WRITTEN INSTRUCTION:
In the entries below, find the line with "Rebuild this diagram" and the line with "(0,0) rectangle (1091,710);", then retype both and everything between them exactly. Do not copy the pictures.

DATA SECTION:

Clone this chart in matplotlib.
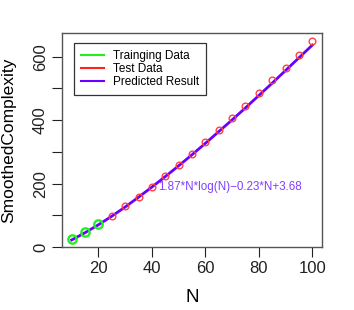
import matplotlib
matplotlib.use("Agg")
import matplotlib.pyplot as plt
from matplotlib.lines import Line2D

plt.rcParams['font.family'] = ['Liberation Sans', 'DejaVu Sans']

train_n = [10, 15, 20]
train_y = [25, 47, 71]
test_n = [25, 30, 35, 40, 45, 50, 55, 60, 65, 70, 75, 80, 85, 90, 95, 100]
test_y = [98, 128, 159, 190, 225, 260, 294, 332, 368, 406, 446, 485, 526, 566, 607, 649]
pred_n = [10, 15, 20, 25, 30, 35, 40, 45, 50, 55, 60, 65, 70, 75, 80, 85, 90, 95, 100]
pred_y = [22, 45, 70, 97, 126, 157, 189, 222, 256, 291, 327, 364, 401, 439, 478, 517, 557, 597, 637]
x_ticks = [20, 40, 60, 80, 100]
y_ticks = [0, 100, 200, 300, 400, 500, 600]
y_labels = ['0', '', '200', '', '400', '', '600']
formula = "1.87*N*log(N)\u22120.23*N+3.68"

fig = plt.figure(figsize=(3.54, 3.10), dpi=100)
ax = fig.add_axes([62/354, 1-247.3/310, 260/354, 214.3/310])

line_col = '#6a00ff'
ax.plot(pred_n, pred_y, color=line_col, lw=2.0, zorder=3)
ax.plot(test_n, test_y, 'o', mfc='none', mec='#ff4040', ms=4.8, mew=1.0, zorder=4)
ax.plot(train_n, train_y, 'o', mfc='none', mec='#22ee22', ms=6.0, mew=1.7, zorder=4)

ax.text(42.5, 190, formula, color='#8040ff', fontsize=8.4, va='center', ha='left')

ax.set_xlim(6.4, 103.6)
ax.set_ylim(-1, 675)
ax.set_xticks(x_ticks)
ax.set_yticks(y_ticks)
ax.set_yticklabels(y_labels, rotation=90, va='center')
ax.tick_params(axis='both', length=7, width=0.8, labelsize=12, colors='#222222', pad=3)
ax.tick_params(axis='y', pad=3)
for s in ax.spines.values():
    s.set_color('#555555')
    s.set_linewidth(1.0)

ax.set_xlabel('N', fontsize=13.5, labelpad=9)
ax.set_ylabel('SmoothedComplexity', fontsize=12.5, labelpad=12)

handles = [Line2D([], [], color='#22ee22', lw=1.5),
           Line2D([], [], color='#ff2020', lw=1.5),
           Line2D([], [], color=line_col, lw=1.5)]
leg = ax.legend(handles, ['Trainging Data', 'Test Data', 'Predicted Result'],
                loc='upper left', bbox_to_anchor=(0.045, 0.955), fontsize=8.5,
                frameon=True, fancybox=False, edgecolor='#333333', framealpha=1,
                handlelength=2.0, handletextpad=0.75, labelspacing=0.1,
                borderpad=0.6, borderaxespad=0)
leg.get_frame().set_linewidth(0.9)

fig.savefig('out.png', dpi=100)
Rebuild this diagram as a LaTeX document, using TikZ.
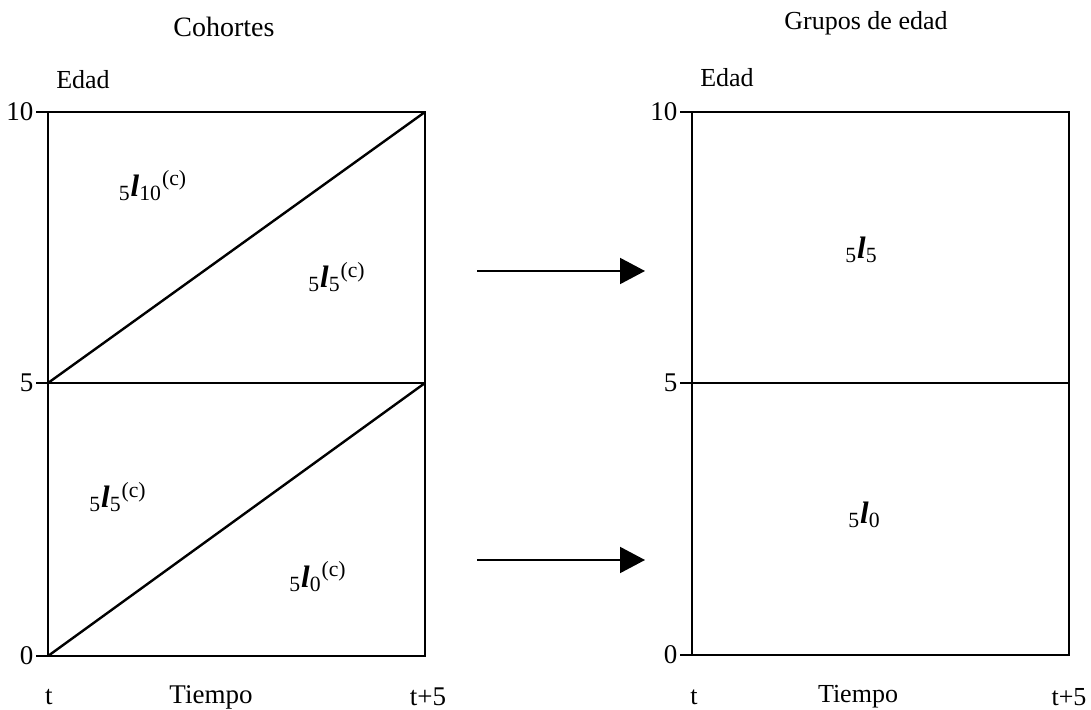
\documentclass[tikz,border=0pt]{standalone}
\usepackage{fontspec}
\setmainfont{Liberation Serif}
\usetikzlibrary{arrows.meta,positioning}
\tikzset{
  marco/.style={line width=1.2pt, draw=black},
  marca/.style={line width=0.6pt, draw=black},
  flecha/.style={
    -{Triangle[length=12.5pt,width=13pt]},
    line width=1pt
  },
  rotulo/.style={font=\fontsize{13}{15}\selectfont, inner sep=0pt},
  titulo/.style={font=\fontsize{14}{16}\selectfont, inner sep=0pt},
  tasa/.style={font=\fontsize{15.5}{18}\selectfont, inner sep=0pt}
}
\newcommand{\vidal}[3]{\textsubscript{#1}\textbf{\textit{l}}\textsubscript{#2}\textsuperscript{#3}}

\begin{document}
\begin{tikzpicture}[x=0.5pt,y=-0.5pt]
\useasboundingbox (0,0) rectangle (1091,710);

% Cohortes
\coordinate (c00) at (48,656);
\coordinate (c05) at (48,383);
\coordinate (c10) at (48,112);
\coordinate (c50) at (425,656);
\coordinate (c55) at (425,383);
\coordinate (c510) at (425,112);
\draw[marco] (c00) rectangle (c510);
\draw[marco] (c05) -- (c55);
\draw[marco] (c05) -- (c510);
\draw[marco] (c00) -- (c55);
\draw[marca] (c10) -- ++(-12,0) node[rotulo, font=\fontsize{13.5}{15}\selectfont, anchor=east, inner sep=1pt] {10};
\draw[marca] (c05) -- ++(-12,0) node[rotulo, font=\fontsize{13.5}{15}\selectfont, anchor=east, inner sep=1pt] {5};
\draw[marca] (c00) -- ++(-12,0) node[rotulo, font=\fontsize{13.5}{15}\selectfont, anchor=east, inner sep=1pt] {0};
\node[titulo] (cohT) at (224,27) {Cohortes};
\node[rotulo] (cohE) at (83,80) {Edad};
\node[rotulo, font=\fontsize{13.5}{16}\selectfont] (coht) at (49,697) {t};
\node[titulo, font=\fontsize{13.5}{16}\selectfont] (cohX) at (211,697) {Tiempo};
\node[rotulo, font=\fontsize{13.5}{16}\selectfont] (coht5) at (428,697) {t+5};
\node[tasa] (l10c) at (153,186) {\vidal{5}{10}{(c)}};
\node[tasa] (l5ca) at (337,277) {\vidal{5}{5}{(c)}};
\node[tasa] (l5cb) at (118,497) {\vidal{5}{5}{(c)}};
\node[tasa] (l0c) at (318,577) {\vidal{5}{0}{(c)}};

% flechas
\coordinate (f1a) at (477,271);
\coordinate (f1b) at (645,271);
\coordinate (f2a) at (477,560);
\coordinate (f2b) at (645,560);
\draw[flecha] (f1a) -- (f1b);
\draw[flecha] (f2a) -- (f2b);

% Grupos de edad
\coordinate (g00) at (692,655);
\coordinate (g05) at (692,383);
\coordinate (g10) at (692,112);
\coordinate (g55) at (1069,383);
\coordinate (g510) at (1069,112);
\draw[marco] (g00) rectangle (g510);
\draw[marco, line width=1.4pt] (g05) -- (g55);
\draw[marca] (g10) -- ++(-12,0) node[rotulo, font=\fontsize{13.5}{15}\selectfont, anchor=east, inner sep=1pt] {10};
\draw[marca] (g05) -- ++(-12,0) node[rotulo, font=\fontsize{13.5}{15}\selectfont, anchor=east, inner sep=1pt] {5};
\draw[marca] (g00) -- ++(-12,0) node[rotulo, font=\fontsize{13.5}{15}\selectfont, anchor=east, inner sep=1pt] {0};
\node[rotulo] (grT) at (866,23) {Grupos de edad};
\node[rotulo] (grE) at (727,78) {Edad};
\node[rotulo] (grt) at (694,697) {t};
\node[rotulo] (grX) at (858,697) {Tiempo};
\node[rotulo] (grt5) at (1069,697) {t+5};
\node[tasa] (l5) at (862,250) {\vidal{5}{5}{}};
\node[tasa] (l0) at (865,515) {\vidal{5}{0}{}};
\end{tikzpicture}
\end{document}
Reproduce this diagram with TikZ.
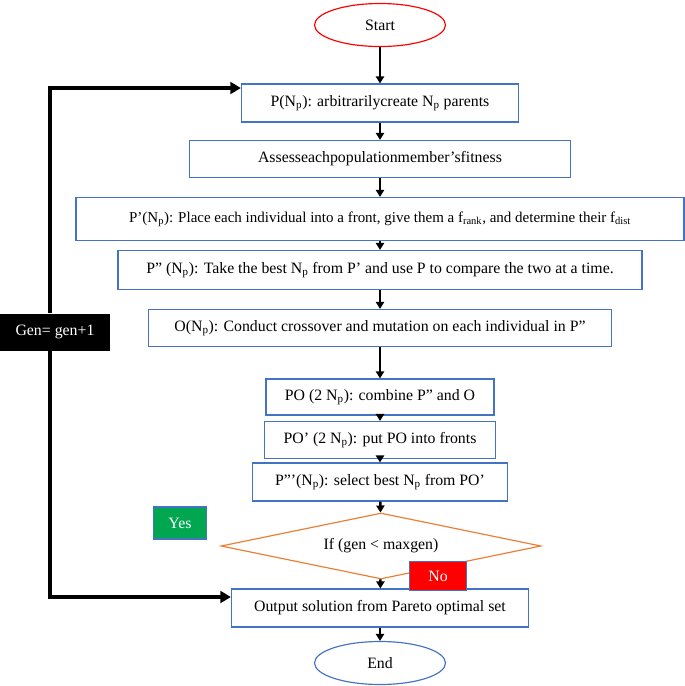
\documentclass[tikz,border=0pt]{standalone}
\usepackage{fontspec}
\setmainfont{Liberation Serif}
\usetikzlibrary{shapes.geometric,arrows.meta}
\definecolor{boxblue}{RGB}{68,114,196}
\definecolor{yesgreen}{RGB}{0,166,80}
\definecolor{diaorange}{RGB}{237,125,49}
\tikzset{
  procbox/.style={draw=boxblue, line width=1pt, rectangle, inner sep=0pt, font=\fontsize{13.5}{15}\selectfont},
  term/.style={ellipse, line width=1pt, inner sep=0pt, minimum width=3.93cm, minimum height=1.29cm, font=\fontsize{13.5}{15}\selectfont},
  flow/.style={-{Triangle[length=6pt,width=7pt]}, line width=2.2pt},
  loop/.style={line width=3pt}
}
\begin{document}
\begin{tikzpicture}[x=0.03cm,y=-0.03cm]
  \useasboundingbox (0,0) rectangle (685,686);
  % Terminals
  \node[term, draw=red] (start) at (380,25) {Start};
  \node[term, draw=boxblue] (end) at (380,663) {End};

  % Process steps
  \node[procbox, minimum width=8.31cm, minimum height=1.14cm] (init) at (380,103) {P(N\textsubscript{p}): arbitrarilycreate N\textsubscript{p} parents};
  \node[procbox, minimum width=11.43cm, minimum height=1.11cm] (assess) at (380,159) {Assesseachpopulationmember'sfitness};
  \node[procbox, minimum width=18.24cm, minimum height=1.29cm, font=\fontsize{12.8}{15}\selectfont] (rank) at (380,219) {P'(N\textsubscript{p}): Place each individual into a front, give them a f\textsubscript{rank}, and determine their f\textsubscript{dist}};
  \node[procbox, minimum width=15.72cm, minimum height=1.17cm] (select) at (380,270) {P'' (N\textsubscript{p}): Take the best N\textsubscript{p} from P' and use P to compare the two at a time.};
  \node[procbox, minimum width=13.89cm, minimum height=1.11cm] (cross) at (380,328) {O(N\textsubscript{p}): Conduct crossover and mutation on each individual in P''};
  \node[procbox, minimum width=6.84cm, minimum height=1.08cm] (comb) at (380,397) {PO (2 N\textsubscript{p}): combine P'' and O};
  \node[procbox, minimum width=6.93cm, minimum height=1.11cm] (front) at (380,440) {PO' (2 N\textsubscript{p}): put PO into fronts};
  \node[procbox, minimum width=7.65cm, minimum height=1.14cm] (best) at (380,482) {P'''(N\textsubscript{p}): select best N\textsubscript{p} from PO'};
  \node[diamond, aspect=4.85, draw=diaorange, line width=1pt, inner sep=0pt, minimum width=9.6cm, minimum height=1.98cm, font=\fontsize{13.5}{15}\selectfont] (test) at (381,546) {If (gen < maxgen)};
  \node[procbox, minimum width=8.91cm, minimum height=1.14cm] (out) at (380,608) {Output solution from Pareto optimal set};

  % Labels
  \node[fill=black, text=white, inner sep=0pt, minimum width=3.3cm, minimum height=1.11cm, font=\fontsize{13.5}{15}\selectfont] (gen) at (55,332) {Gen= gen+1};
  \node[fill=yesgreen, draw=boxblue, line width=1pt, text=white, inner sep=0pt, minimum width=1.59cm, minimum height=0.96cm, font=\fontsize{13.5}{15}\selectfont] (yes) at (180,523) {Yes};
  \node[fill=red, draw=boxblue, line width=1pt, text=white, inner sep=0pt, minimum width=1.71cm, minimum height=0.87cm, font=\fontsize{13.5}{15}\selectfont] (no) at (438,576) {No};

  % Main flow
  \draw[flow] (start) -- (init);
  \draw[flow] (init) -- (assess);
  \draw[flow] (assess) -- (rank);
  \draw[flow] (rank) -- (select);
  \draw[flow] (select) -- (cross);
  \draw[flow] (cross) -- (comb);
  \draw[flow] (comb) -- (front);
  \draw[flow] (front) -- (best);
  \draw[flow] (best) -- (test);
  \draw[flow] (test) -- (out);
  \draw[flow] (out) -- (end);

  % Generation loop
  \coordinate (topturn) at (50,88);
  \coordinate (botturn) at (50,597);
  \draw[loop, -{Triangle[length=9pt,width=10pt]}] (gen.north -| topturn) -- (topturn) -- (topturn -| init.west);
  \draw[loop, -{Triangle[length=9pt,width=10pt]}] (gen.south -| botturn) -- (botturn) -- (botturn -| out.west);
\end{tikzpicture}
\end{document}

CORRECT ANSWER:
Rebuild this diagram as a LaTeX document, using TikZ.
\documentclass[tikz,border=0pt]{standalone}
\usepackage{fontspec}
\setmainfont{Liberation Serif}
\usetikzlibrary{arrows.meta,positioning}
\tikzset{
  marco/.style={line width=1.2pt, draw=black},
  marca/.style={line width=0.6pt, draw=black},
  flecha/.style={
    -{Triangle[length=12.5pt,width=13pt]},
    line width=1pt
  },
  rotulo/.style={font=\fontsize{13}{15}\selectfont, inner sep=0pt},
  titulo/.style={font=\fontsize{14}{16}\selectfont, inner sep=0pt},
  tasa/.style={font=\fontsize{15.5}{18}\selectfont, inner sep=0pt}
}
\newcommand{\vidal}[3]{\textsubscript{#1}\textbf{\textit{l}}\textsubscript{#2}\textsuperscript{#3}}

\begin{document}
\begin{tikzpicture}[x=0.5pt,y=-0.5pt]
\useasboundingbox (0,0) rectangle (1091,710);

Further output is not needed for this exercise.